At this point, it is necessary to discuss an important issue in what concerns the added value of WRF model regarding the downscaled precipitation results compared to ERA-I. At a first look, comparing the statistical metrics namely MAE, RMSE, PBIAS, COR, MIA and NSE between ERA_I and OBS and between WRF_5 and OBS, the improvement in downscaled results is not entirely clear (Tables 2 and 3). On the other hand, the representation of extreme climate by RCMs is an increasingly important issue for impact assessment. The process of deeper investigation of the ability of WRF model to simulate climate extremes in terms of probabilities densities and Q–Q plot revealed a clear improvement in terms of extreme values (Figs. 16 and 17). According to this analysis, WRF_5 represented in all seasons more efficiently the higher-ranking quantiles than ERA-I. These results highlight the fact that WRF_5 adds value compared to reanalysis in terms of extreme precipitation values, which is of high interest for evaluating the impact of climate change and at the same time, reinforcing the need of using dynamical downscaling. Thus, WRF_5 overcomes the problems associated with the observational dataset or even the lack of station data especially at high-altitude by yielding a significant improvement in terms of extreme values. This conclusion does not denounce the importance of the availability of high-quality observational datasets in terms of density network, long-term continuous and homogenous data, for high-resolution model studies, to overcome any deficiencies of an RCM in representing mean values.

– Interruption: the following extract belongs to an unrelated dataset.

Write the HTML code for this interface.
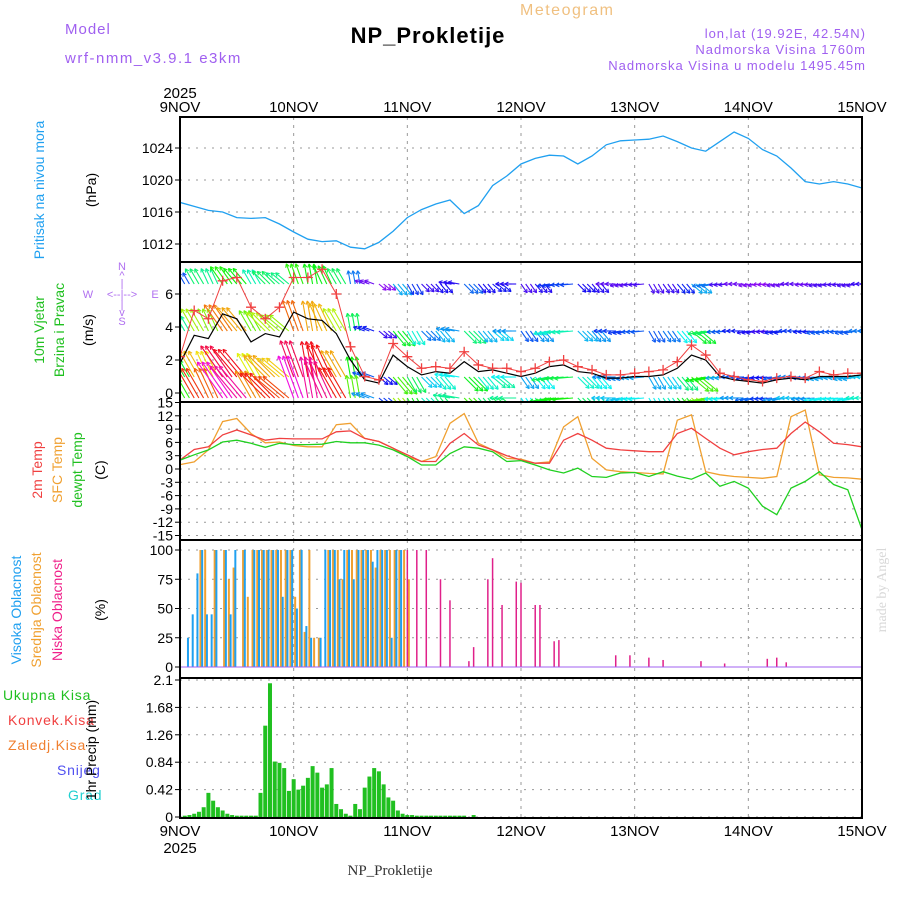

According to future climate scenarios, the Mediterranean zone will be strongly affected by global climate change (e.g., Zittis et al. 2016; Molina et al. 2020). The presented results give confidence that the current version of the WRF model, set-up and parameterized with a high resolution of 5 km for the domain of Greece, can simulate synoptic meteorological variables and their extremes, pointing to its high potential to yield reliable information on future climate changes in extreme weather. In our next steps, we will focus on exploring the ability of a GCM to reproduce the climatology of Greece at high resolution. Further research will aim at establishing confidence in the use of historical and dynamically downscaled simulations using GCM projections.